Repacking modern technology with Thomas Ollivier for gestalten
Although playful, this series does ask serious questions about our dependency on modern technology and whether or not that is a healthy balance.

How do you divide your personal and professional work in advertising?

They are two different things. Working in advertising is always responding to a brief, solving a problem through creativity and taking into account many objectives and considerations. My art projects are free of all this, when I have some thoughts that entertain me enough, I decide to produce them and to share them. The response has been very encouraging and I am learning from it.

Thomas Ollivier repacking modern technology for gestalten
Just as the devices of yesteryear seemed crucial to our day-to-day lives, this series makes you wonder whether the technology we find crucial to our daily needs will still be there in two or three decades time.

Good content has to be original and bring something valuable to the viewer.
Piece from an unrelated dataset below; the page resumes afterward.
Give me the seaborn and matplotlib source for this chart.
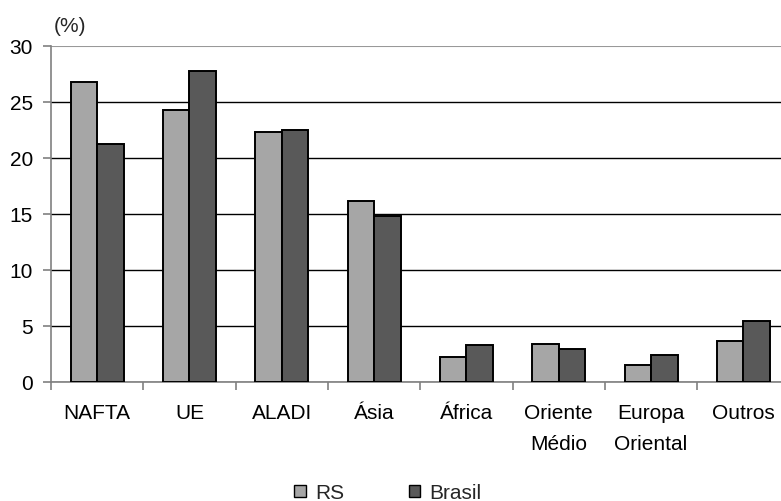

A great idea will go far organically and that is the power of social media

Are you an analog or digital person?

Both, and truly enjoy both for what they are. Why choose?

You use branding in a clever way in everyday references such as wine bottles. What sort of feelings do you want your work to evoke?

These brands are part of our daily life, they have developed an intimate link with their consumers, and its this connexion that I want to explore.

Repacking modern technology with Thomas Ollivier for gestalten
Ollivier is concerned about how modern technology has become a stable part of today's society, his series transports you back to a time when we were independent from these devices. Is this dependency valid?

You’ve been nominated for awards and featured in several publications for your advertising work. What makes good and engaging content to you?

Winning awards is good, but I find it much more meaningful to win people's interest and curiosity, or being part of a cultural conversation. Good content has to be original and bring something valuable to the viewer. A great idea will go far organically and that is the power of social media.